2. Do I need consent for every B2B marketing email?
No. Consent is one lawful basis, but not the only one. For prospecting, consent is often reserved for inbound activity such as newsletter sign ups. For outbound B2B outreach, legitimate interest is usually more practical, as long as your assessment and targeting show a reasonable expectation of contact.
3. How often should I cleanse my B2B database for GDPR compliance?
With UK B2B data decaying at around 40% a year, annual cleansing is no longer enough. Most organisations benefit from cleansing and deduplication before each major campaign, plus scheduled reviews. Services such as Revive™ can help maintain a rolling process and reduce the build-up of inaccurate or stale records.
4. What records should I keep to evidence compliance?

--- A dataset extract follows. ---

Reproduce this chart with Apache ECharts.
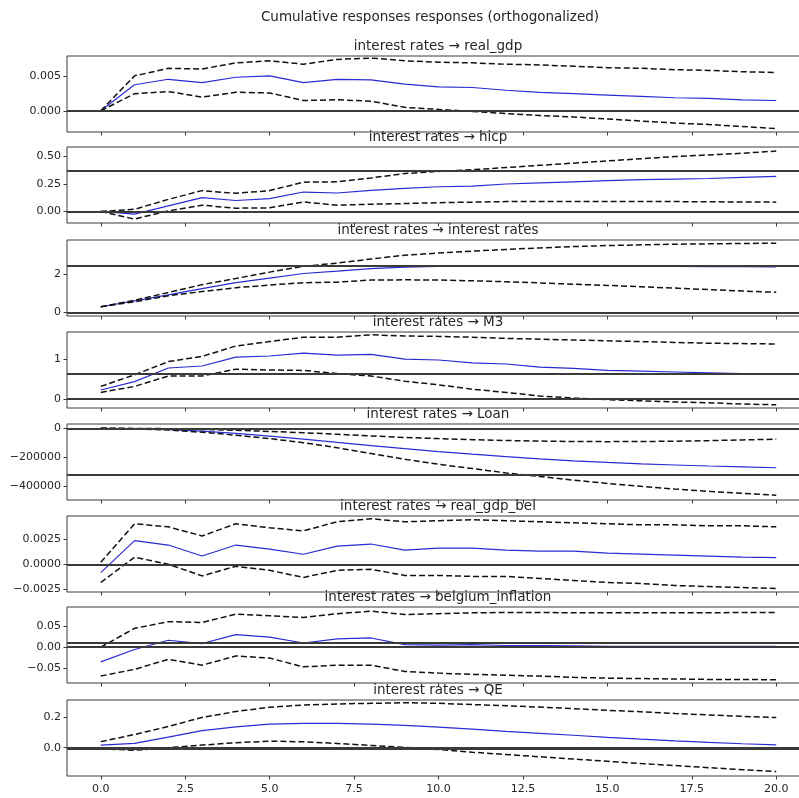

At a minimum, record data source, collection date, lawful basis, LIA outcomes where relevant, last verification date, and any rights requests or opt-outs. Storing these fields consistently in your CRM or marketing platform makes it far easier to demonstrate a clear audit trail if regulators or prospects raise questions.
5. How do GDPR requirements affect small B2B sales teams?
Smaller teams face the same principles but often with fewer systems and less time. The most effective approach is to keep things simple: use one source of truth for data, standardise fields, make opt-outs automatic, and build basic provenance and lawful basis fields into user-friendly workflows that sales can follow every day.